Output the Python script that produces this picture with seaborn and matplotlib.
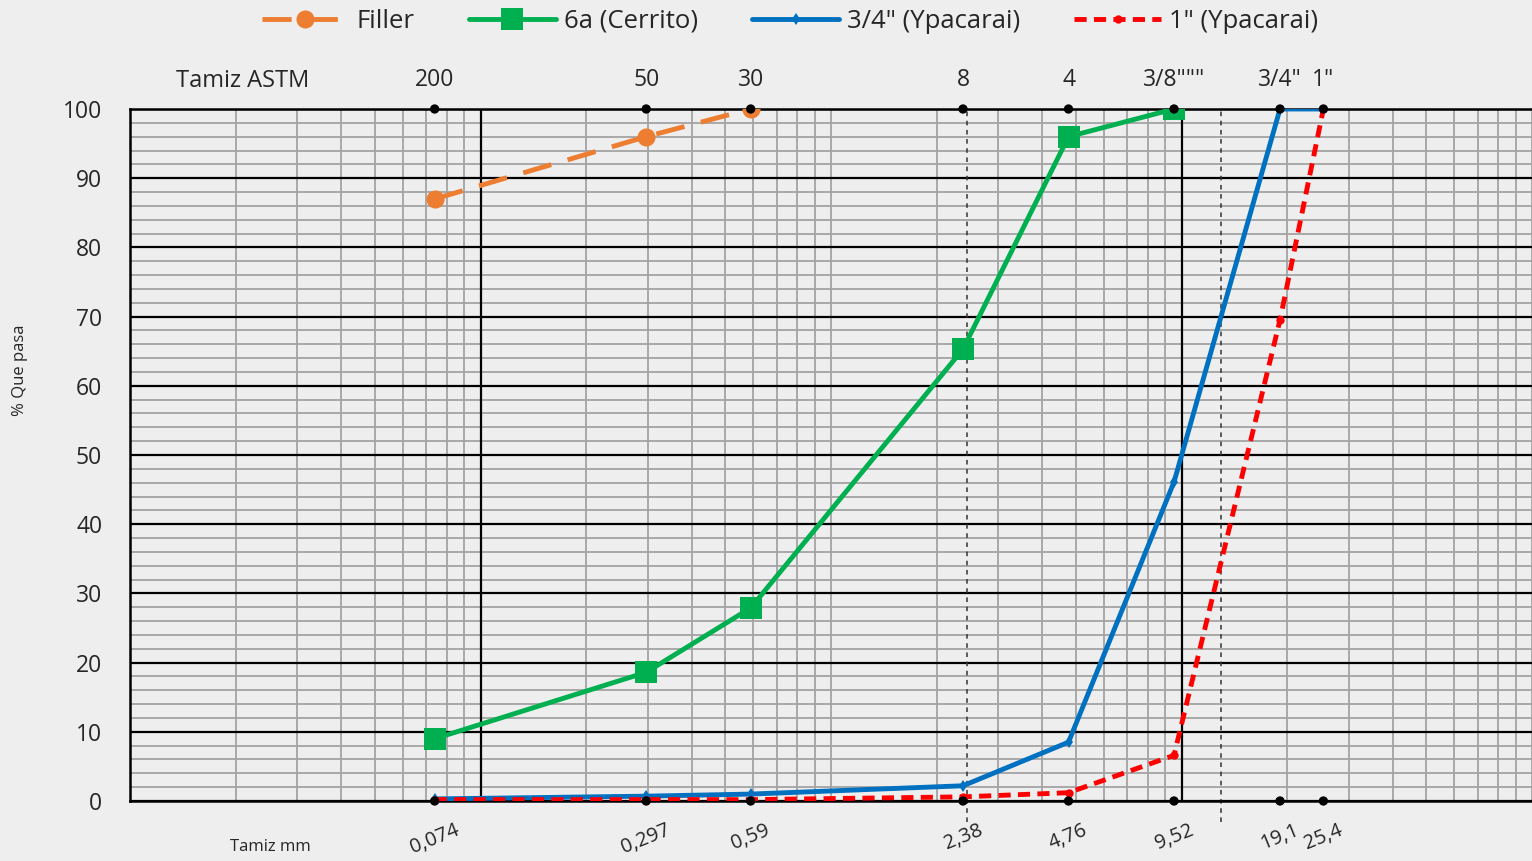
import numpy as np
import pandas as pd
import seaborn as sns
import matplotlib.pyplot as plt
from matplotlib.ticker import MultipleLocator, NullFormatter, LogLocator

# datos
tamiz_mm = [0.074, 0.297, 0.59, 2.38, 4.76, 9.52, 19.1, 25.4]
tamiz_mm_txt = ["0,074", "0,297", "0,59", "2,38", "4,76", "9,52", "19,1", "25,4"]
tamiz_astm = ["200", "50", "30", "8", "4", '3/8"""', '3/4"', '1"']

filler_mm = [0.074, 0.297, 0.59]
filler = [87, 96, 100]
cerrito_mm = [0.074, 0.297, 0.59, 2.38, 4.76, 9.52]
cerrito = [9.0, 18.6, 27.9, 65.3, 96.0, 100]
ypa34 = [0.3, 0.7, 1.0, 2.2, 8.5, 46.1, 100, 100]
ypa1 = [0.2, 0.2, 0.2, 0.6, 1.2, 6.6, 69.5, 100]

bg = "#eeeeee"
sns.set_theme(style="white", rc={"figure.facecolor": bg, "axes.facecolor": bg})
plt.rcParams["font.family"] = ["Open Sans", "DejaVu Sans"]

fig = plt.figure(figsize=(15.32, 8.61), dpi=100)
ax = fig.add_axes([130 / 1532, 60 / 861, 1 - 130 / 1532, 692 / 861])

ax.set_xscale("log")
ax.set_xlim(0.01, 100)
ax.set_ylim(0, 100)

# rejilla
ax.yaxis.set_major_locator(MultipleLocator(10))
ax.yaxis.set_minor_locator(MultipleLocator(2))
ax.xaxis.set_minor_locator(LogLocator(base=10, subs=np.arange(1, 10), numticks=50))
ax.xaxis.set_minor_formatter(NullFormatter())
ax.grid(which="minor", color="#a3a3a3", lw=1.3)
ax.grid(which="major", axis="y", color="black", lw=1.6)
ax.grid(which="major", axis="x", visible=False)
ax.set_axisbelow(True)
for v in [0.1, 10]:
    ax.axvline(v, color="black", lw=1.6, zorder=1)
ax.vlines([2.45, 13.0], -3, 100, colors="#333333", linestyles=(0, (3, 3)),
          lw=1.1, clip_on=False, zorder=1)

sns.lineplot(x=filler_mm, y=filler, ax=ax, color="#ED7D31", lw=3.5,
             linestyle=(0, (6, 3.5)), marker="o", markersize=13,
             markeredgewidth=0, label="Filler", zorder=3)
sns.lineplot(x=cerrito_mm, y=cerrito, ax=ax, color="#00B050", lw=3.5,
             marker="s", markersize=16, markeredgewidth=0,
             label="6a (Cerrito)", zorder=3)
sns.lineplot(x=tamiz_mm, y=ypa34, ax=ax, color="#0070C0", lw=3.5,
             marker="d", markersize=6, markeredgewidth=0,
             label='3/4" (Ypacarai)', zorder=3)
sns.lineplot(x=tamiz_mm, y=ypa1, ax=ax, color="#FF0000", lw=3.5,
             linestyle=(0, (2.5, 1.5)), marker="o", markersize=6,
             markeredgewidth=0, label='1" (Ypacarai)', zorder=4)

# puntos de tamices
for yy in [0, 100]:
    sns.scatterplot(x=tamiz_mm, y=[yy] * len(tamiz_mm), ax=ax, color="black",
                    s=45, edgecolor="none", clip_on=False, zorder=6,
                    legend=False)

ax.set_xticks(tamiz_mm)
ax.set_xticklabels(tamiz_mm_txt, rotation=22, fontsize=14.5)
ax.tick_params(axis="x", which="both", length=0, pad=14)
ax.tick_params(axis="y", which="both", length=0, pad=20, labelsize=16.5)
ax.set_xlabel("")
ax.set_ylabel("")

top = ax.secondary_xaxis("top")
top.set_xticks(tamiz_mm)
top.set_xticklabels(tamiz_astm, fontsize=16.5)
top.xaxis.set_minor_formatter(NullFormatter())
top.tick_params(axis="x", which="both", length=0, pad=12)
top.spines["top"].set_visible(False)

for s in ["left", "bottom", "top"]:
    ax.spines[s].set_color("black")
    ax.spines[s].set_linewidth(1.8)
ax.spines["right"].set_visible(False)

fig.text(243 / 1532, 1 - 81 / 861, "Tamiz ASTM", fontsize=17,
         ha="center", va="center")
fig.text(270 / 1532, 1 - 847 / 861, "Tamiz mm", fontsize=12,
         ha="center", va="center")
fig.text(20 / 1532, 1 - 370 / 861, "% Que pasa", fontsize=12,
         rotation=90, ha="center", va="center")

ax.legend(loc="center", bbox_to_anchor=(790 / 1532, 1 - 21 / 861),
          bbox_transform=fig.transFigure, ncol=4, frameon=False,
          fontsize=18.5, handlelength=3.4, columnspacing=2.1, handletextpad=0.3)

fig.savefig("out.png", dpi=100, facecolor=bg)
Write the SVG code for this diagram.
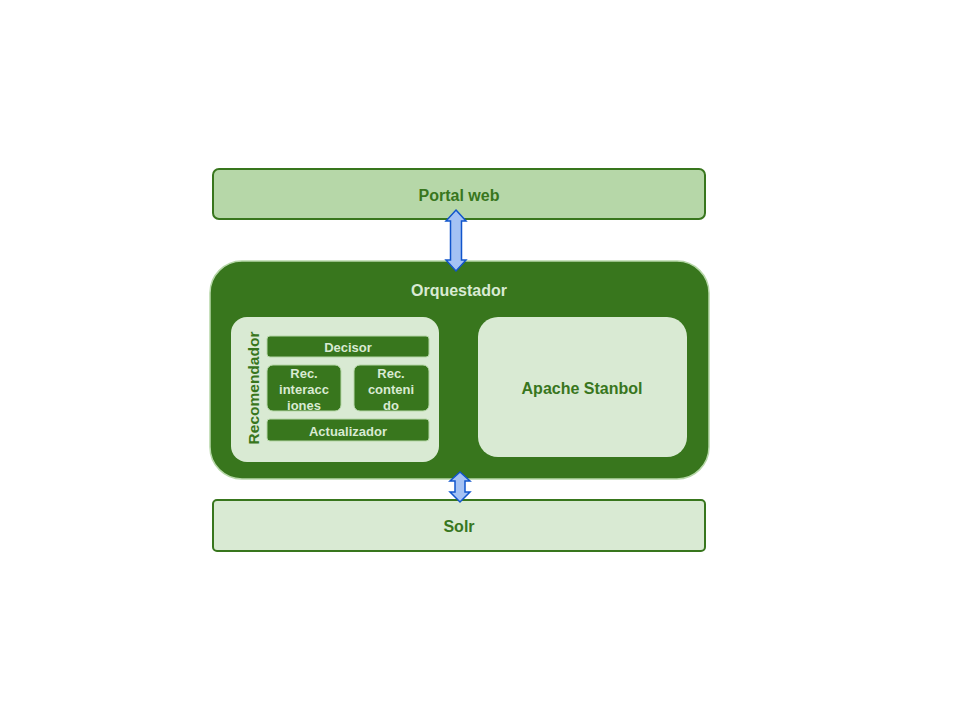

◆ **The exercise**:
Reproduce the records above from their first line to the line bearing "ax.set_ylim(0, 100)", both ends included, leaving every picture out.

◆ **Completed task**:
Output the Python script that produces this picture with seaborn and matplotlib.
import numpy as np
import pandas as pd
import seaborn as sns
import matplotlib.pyplot as plt
from matplotlib.ticker import MultipleLocator, NullFormatter, LogLocator

# datos
tamiz_mm = [0.074, 0.297, 0.59, 2.38, 4.76, 9.52, 19.1, 25.4]
tamiz_mm_txt = ["0,074", "0,297", "0,59", "2,38", "4,76", "9,52", "19,1", "25,4"]
tamiz_astm = ["200", "50", "30", "8", "4", '3/8"""', '3/4"', '1"']

filler_mm = [0.074, 0.297, 0.59]
filler = [87, 96, 100]
cerrito_mm = [0.074, 0.297, 0.59, 2.38, 4.76, 9.52]
cerrito = [9.0, 18.6, 27.9, 65.3, 96.0, 100]
ypa34 = [0.3, 0.7, 1.0, 2.2, 8.5, 46.1, 100, 100]
ypa1 = [0.2, 0.2, 0.2, 0.6, 1.2, 6.6, 69.5, 100]

bg = "#eeeeee"
sns.set_theme(style="white", rc={"figure.facecolor": bg, "axes.facecolor": bg})
plt.rcParams["font.family"] = ["Open Sans", "DejaVu Sans"]

fig = plt.figure(figsize=(15.32, 8.61), dpi=100)
ax = fig.add_axes([130 / 1532, 60 / 861, 1 - 130 / 1532, 692 / 861])

ax.set_xscale("log")
ax.set_xlim(0.01, 100)
ax.set_ylim(0, 100)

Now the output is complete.